In contrast to the sharp contraction observed in the disinformation-related datasets, hard science posts continued largely uninterrupted, confirming that the earlier declines were field-specific rather than systemic. The disinformation-focused regressions in Table 1 showed significant drops—particularly among U.S. universities—suggesting that the downturn in activity was selective and potentially even politically conditioned, not the result of a general reduction in institutional engagement online.
The slower, slight declines seen among disinformation related research posts from journals and non-U.S. universities are also instructive. While journals are not directly dependent on U.S. federal funding, they operate within a transnational ecosystem in which U.S. political hostility can influence editorial priorities, peer review, and reputational risk and even the number of manuscripts submitted. Non-U.S. universities, similarly embedded in U.S.-linked funding and collaboration networks, also appear not to have been fully insulated from these pressures. These patterns suggest that the chilling effect of U.S. government actions reverberated internationally.
At a theoretical level, this study demonstrates how social media activity can function as a proxy for the health of a research field.[8] Declining volumes of research communication may not reflect transient attention cycles, but rather deliberate institutional caution in politically sensitive domains.
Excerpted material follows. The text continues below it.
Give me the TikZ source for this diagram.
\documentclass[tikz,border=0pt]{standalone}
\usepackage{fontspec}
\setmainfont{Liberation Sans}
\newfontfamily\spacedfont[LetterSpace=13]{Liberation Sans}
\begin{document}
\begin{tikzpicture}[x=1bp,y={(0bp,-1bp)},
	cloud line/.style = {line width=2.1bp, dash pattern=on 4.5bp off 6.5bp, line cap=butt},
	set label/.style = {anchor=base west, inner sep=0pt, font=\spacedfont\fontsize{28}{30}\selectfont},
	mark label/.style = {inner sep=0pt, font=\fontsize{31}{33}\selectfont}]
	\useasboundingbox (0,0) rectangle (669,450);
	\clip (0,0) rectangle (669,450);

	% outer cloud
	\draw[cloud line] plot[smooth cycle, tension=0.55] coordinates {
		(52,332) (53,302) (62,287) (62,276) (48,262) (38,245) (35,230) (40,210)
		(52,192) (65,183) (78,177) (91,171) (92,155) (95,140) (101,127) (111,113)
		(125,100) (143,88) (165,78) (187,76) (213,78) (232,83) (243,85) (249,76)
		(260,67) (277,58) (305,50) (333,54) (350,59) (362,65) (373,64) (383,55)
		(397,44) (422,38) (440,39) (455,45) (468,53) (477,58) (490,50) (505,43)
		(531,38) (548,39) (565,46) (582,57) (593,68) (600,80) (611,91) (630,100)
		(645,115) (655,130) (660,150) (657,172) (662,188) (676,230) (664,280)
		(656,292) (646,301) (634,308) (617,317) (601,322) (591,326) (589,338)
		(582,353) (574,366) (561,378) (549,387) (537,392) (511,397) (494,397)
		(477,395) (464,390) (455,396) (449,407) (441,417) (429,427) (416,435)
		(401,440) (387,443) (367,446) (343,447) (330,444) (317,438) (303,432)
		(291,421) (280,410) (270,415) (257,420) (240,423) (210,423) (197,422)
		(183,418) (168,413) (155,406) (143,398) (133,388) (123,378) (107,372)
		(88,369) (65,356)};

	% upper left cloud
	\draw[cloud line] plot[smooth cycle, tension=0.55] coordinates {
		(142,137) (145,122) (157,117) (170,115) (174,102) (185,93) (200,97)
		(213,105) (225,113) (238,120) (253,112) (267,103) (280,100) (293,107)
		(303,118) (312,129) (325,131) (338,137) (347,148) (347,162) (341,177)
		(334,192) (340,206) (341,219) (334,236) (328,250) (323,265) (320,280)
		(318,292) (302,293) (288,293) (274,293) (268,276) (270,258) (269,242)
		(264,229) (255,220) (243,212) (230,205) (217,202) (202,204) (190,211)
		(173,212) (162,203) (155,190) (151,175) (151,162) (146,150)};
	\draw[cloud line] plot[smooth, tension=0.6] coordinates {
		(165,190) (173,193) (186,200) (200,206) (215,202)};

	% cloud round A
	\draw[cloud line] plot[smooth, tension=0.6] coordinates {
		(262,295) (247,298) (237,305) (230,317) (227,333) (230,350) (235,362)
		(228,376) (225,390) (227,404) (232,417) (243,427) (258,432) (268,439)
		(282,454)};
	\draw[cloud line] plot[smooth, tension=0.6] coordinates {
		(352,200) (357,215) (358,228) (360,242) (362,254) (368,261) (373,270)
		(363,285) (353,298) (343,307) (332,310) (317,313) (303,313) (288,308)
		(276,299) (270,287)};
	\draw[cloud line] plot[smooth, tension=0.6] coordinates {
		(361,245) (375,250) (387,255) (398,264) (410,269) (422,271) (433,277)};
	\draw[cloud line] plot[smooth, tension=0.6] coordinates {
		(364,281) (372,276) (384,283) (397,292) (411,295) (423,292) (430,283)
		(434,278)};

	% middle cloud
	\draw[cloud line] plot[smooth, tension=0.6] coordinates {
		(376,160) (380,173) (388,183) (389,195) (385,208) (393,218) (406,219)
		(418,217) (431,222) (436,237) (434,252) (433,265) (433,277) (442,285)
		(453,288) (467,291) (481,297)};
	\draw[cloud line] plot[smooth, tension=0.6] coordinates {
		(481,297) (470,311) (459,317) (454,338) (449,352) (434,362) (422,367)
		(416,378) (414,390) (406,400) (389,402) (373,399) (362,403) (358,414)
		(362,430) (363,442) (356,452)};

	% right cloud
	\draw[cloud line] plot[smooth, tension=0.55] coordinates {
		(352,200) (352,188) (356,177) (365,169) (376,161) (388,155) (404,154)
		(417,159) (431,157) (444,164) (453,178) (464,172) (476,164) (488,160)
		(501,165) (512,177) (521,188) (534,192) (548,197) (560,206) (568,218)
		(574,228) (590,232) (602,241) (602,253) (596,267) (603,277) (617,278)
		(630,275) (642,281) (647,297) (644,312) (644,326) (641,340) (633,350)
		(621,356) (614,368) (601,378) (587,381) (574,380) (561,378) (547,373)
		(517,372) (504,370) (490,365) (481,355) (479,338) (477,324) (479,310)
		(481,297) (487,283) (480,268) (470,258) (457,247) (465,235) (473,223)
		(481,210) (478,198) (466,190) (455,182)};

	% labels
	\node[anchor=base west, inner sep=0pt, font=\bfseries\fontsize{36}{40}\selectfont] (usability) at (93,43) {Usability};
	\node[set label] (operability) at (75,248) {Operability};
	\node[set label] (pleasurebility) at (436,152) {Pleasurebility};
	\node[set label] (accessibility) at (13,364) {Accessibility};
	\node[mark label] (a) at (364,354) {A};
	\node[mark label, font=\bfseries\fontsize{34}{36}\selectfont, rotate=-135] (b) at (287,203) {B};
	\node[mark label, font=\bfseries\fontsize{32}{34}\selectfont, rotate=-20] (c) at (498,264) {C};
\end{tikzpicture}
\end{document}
This framework could be applied to other areas where government hostility creates incentives for silence, such as climate science or gender studies. Ultimately, this research in progress highlights the fragility of both the information environment and academic freedom itself: for research areas like social media and disinformation—already entwined with questions of power, legitimacy, and security—chilled communication leaves societies less informed precisely when transparency and expertise are needed most.
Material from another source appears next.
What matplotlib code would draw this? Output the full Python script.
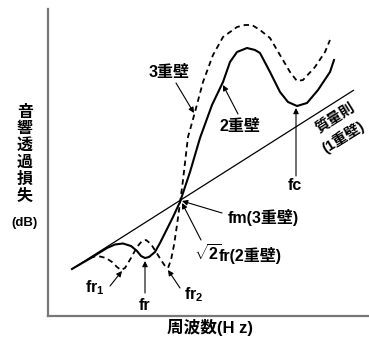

Where do scholars turn from here?
This study provides quantitative evidence of a chilling effect on academic communication about social media and disinformation in the wake of the 2024 U.S. election. Social media activity covering research in these areas fell sharply among U.S. universities immediately after the election, consistent with an environment of heightened scrutiny and fear of political retaliation from an administration openly hostile to this research field. Academic journals and non-U.S. universities displayed slower and smaller—but still-measurable—declines, suggesting that the chilling effect extended beyond the institutions most directly dependent on U.S. federal funding. Most importantly: the data shows that this effect was not systematic across disciplines, with some hard science communications remaining consistent and unaffected by the election.
The U.S. case demonstrates how rapidly political hostility can distort the production and circulation of academic knowledge, even without formal censorship. As universities and journals withdraw from online engagement, the public sphere loses access to independent expertise on issues—such as foreign influence, algorithmic manipulation, and conspiracy networks—that are most vital in periods of democratic stress. In this sense, the administration’s assault on disinformation research represents more than a policy change; it constitutes a structural disruption in the international flow of scientific communication.